Трудно выяснить, что именно Вильгельм планировал на этой встрече в Термонде, но явно в его планы не входило вооруженное восстание, сторонниками которого были Людвиг и Хоогстратен. Многозначительное обстоятельство: на встрече не был Бредероде, самый активный из воинственной группы: его присутствия не хотел Вильгельм. Возможно, принц Оранский еще верил, что император им поможет. Все это время он следил за событиями в Германии, подробно информировал государей-лютеран, что положение в Нидерландах становится все мрачнее, и просил помочь, но не вооруженной силой, а моральным давлением. Если бы он и Эгмонт (и Хорн, который следовал за Эгмонтом) стойко держались вместе, они могли бы обратиться к императору Максимилиану за защитой и за поддержкой – в Саксонию, Гессен и Нассау, не говоря уже о курфюрсте-палатине. Жена Вильгельма была племянницей курфюрста Саксонского, жена Эгмонта сестрой курфюрста-палатина. Посмел бы Филипп нарушить нидерландские привилегии, если бы первые люди Нидерландов смогли получить таких союзников?
Поэтому все зависело от того, удастся ли добиться поддержки от Эгмонта. Усилия, которые прилагали и Маргарита, и Филипп, чтобы оторвать его от Вильгельма, показывали, насколько они боялись этой коалиции. Но Эгмонта было трудно убедить. Тщеславный и доверчивый, он в глубине души верил, что Филипп не пойдет против него. Это были вера и логика знатного и великодушного феодального сеньора: он всегда исполнял свой долг перед своим народом и своим верховным повелителем и продолжал верить, что верховный повелитель будет обращаться с ним согласно правилам взаимной верности. Вильгельм, знакомый с изменившимся духом нового, уже не феодального мира, говорил на языке, который Эгмонт не вполне понимал.

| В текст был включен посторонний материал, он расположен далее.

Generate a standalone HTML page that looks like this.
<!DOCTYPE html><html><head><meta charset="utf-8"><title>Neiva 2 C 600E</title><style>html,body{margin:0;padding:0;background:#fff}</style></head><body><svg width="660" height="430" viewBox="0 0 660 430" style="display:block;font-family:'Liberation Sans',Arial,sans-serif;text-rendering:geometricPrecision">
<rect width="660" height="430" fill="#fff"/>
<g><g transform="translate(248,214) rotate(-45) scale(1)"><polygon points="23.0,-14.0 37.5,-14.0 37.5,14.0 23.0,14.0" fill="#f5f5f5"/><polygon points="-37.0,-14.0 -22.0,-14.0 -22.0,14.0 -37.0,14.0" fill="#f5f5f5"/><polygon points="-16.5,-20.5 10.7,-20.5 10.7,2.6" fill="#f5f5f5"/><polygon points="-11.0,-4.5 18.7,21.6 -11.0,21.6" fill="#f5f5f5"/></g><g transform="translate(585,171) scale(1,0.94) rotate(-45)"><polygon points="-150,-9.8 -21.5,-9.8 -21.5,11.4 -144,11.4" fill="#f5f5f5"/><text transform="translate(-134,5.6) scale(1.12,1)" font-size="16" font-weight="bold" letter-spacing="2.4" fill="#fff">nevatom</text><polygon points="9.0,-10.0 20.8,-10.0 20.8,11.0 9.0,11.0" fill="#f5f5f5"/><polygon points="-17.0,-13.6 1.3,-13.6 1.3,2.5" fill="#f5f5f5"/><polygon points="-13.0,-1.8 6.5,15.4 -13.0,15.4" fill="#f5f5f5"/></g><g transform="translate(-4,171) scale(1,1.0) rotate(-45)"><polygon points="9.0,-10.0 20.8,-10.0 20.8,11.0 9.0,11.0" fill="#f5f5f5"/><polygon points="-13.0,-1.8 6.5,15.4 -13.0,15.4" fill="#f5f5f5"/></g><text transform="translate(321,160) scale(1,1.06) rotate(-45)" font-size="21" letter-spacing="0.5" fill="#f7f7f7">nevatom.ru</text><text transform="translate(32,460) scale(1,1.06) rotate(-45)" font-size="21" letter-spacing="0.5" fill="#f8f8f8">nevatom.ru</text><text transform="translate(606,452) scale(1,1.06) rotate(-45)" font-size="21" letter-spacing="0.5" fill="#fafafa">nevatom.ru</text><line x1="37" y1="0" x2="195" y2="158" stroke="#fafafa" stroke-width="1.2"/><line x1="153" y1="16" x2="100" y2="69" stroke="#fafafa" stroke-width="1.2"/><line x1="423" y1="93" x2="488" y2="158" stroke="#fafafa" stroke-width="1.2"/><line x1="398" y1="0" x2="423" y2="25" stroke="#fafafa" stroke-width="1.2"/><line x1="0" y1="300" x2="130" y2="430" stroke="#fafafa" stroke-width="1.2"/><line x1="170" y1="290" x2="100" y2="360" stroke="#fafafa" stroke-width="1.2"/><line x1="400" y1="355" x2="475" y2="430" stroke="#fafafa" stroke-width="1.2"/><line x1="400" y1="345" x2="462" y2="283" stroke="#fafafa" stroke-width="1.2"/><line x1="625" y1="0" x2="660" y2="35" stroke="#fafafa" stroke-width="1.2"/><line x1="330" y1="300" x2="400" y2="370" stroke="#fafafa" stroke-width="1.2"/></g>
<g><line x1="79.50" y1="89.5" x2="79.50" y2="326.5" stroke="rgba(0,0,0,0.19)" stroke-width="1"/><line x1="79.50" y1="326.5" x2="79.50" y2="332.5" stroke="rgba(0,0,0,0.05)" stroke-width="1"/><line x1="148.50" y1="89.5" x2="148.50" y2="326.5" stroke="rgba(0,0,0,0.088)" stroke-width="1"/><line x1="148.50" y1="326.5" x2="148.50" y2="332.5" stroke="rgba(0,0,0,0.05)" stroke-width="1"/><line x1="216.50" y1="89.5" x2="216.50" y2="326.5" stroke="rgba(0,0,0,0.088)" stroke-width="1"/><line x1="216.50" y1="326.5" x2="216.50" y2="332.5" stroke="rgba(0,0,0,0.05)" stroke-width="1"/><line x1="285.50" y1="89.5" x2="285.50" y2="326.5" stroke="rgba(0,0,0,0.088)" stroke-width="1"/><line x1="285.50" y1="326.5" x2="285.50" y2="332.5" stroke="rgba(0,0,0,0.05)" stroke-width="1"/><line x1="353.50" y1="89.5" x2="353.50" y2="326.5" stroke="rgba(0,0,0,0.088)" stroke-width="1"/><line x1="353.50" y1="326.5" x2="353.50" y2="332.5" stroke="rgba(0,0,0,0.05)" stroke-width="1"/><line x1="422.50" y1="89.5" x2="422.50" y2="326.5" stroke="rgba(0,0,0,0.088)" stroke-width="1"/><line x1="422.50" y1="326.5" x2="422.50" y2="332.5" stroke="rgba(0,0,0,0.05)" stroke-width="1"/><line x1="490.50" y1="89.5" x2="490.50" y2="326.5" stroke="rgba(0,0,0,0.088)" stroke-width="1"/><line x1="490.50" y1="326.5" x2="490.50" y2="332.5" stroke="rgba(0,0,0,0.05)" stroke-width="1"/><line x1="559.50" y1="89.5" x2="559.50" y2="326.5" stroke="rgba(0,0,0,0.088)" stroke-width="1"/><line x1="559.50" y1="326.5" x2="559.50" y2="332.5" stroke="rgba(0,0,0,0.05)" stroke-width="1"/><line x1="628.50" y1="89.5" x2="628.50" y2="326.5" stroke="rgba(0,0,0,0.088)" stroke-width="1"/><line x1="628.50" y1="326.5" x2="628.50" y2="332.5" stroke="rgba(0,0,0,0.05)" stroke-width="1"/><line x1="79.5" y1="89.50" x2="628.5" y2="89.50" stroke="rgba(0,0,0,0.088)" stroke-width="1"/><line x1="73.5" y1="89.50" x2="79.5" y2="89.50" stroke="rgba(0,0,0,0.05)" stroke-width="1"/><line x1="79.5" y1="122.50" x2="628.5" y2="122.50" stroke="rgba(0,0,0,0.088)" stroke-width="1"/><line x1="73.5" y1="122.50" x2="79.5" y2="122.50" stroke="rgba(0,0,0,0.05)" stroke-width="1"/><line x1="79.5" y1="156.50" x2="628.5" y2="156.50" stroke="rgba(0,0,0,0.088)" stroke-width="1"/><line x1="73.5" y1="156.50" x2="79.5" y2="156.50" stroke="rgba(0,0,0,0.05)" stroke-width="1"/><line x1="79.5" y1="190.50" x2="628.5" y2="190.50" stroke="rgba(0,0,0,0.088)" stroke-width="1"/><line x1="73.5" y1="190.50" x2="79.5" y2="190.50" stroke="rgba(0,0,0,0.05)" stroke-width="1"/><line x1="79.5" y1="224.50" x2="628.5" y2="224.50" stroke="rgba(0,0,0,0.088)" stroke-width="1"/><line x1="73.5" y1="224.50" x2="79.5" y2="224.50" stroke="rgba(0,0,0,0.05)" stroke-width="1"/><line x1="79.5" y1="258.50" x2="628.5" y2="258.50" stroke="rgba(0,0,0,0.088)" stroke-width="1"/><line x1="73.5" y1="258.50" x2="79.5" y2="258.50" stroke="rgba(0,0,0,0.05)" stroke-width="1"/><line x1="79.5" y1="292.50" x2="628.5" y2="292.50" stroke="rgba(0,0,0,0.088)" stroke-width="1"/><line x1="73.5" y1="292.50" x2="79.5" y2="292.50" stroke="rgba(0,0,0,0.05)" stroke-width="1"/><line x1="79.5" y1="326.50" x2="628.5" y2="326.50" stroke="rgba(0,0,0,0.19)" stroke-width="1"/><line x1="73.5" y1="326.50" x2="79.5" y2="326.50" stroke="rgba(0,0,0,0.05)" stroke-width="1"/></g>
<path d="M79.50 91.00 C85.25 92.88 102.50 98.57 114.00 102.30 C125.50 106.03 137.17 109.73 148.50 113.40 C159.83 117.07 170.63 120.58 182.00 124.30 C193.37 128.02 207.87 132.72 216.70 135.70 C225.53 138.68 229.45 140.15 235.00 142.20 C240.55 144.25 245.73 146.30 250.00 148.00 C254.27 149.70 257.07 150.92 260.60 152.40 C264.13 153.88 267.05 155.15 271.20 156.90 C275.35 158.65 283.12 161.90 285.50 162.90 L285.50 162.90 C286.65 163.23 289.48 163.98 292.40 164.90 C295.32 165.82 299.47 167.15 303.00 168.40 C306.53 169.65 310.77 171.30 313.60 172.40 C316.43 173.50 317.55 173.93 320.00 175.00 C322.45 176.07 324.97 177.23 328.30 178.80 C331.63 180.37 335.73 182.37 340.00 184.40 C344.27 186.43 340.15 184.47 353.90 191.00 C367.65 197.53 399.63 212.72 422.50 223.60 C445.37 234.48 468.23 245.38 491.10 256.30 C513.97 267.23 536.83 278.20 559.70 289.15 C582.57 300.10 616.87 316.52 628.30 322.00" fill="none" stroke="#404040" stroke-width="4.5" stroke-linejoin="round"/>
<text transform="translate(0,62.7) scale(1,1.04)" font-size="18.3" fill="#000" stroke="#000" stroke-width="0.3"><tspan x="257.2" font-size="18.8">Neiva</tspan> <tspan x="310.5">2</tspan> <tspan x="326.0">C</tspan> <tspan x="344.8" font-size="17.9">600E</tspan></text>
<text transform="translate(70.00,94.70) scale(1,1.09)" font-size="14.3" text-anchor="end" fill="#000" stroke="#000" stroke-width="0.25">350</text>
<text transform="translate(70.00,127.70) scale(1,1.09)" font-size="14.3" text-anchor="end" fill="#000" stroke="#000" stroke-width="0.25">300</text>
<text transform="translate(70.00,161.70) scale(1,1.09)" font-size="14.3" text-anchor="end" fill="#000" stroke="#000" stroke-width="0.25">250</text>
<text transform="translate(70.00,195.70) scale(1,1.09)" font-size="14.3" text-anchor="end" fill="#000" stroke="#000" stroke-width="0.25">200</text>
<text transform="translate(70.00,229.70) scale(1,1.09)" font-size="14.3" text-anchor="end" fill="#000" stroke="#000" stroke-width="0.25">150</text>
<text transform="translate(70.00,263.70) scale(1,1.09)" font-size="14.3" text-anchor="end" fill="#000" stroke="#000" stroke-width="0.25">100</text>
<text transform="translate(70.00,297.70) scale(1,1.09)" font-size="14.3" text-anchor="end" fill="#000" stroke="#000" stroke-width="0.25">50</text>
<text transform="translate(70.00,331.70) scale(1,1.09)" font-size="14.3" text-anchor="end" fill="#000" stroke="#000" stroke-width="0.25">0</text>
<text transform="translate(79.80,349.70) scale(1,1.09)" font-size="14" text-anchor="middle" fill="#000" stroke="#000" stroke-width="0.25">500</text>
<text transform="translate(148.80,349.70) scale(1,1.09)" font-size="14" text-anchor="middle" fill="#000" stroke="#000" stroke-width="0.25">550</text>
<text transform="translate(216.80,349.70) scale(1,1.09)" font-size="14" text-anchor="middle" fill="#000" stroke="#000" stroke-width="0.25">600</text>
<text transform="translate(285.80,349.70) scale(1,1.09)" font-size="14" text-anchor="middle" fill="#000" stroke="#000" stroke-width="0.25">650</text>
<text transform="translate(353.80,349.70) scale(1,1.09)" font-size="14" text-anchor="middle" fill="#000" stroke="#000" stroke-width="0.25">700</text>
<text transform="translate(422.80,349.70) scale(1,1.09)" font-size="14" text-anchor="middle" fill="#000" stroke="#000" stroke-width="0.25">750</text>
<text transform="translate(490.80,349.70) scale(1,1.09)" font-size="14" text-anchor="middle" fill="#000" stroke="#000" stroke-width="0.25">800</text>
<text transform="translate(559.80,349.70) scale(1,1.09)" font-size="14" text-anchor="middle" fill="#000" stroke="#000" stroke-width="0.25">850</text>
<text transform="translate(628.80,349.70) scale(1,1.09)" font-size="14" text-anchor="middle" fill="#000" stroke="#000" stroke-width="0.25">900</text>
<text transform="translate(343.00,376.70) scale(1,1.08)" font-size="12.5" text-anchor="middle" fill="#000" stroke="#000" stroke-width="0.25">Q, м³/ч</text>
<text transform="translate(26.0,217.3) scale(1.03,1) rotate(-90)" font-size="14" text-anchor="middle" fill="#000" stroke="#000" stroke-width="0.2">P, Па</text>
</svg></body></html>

Местом встречи в Термонде был маленький охотничий домик, где были только две комнаты, кухня и столовая. Пока слуги расставляли на столе изысканные кушанья, привезенные из Антверпена, гости стояли рядом и разговаривали. Вильгельму нужно было увидеться с Эгмонтом наедине, или, возможно, он хотел побыть один. Украдкой пройдя в кухню, которая была пуста, потому что всю еду привезли уже готовой, он стал ждать, пока придет Эгмонт. Стульев там не было. Вильгельм сел на колоду для рубки мяса, и здесь нашел его Эгмонт, который, спросив, где принц Оранский, неожиданно услышал из-за открытой двери крик: «Я здесь, в кухне, сижу на колоде для разделки мяса!» В этой необычной обстановке произошел их разговор – жизненно важный и трагический, потому что Эгмонт не захотел изменить свое мнение. Он не мог видеть ничего, кроме узких предписаний своего феодального долга, и не желал верить, что эти предписания уже не управляли миром в 1566 году. Для него речь не шла о спасении Нидерландов от иностранной тирании, потому что он в глубине души считал Филиппа герцогом Бургундским и искренне верил, что в делах Нидерландов Филипп будет действовать только как герцог Бургундский. Когда они возвращались в столовую, Вильгельм сказал: «Увы, граф Эгмонт, вы и вам подобные строите мост, по которому испанцы перейдут в нашу страну». В переполненной людьми комнате было достаточно ушей, чтобы услышать его, и эта фраза скоро стала популярной в Антверпене.
Когда они присоединились к остальным, обед уже был почти готов. Времени хватало только на общий разговор о политике, вести который Эгмонт не проявлял желания. Как только была подана еда, серьезная беседа закончилась; так, по крайней мере, позже заявил Эгмонт, и так могло быть. Дело, ради которого была устроена встреча, было закончено, и что еще оставалось делать ее участникам – только есть, пить и веселиться.
6
Ни о чем не договорившись, Вильгельм и Эгмонт уехали каждый своим путем, каждый в свои штатгальтерские провинции. Вильгельм ехал проводить в жизнь «Согласие», Эгмонт ехал, чтобы сделать последнюю напрасную попытку доказать свою верность – повесить нескольких еретиков. А вот Людвиг отбросил всякую сдержанность, галопом помчался к Бредероде и Кулембургу и начал организовывать восстание. Маргарита вскоре услышала тревожные слухи об этом и послала Вильгельму письмо, настойчиво спрашивая, что делают его брат и Бредероде. Что он мог ответить? Он, несомненно, что-то знал, потому что Людвиг не давал ему покоя просьбами присоединиться к планируемому восстанию. Но был ли Вильгельм обязан выдать то, что он знал, правительству? На этот раз он решил: нет. Он сделает все, что может, чтобы не допустить бесполезное восстание, но притворится, будто ничего не знает.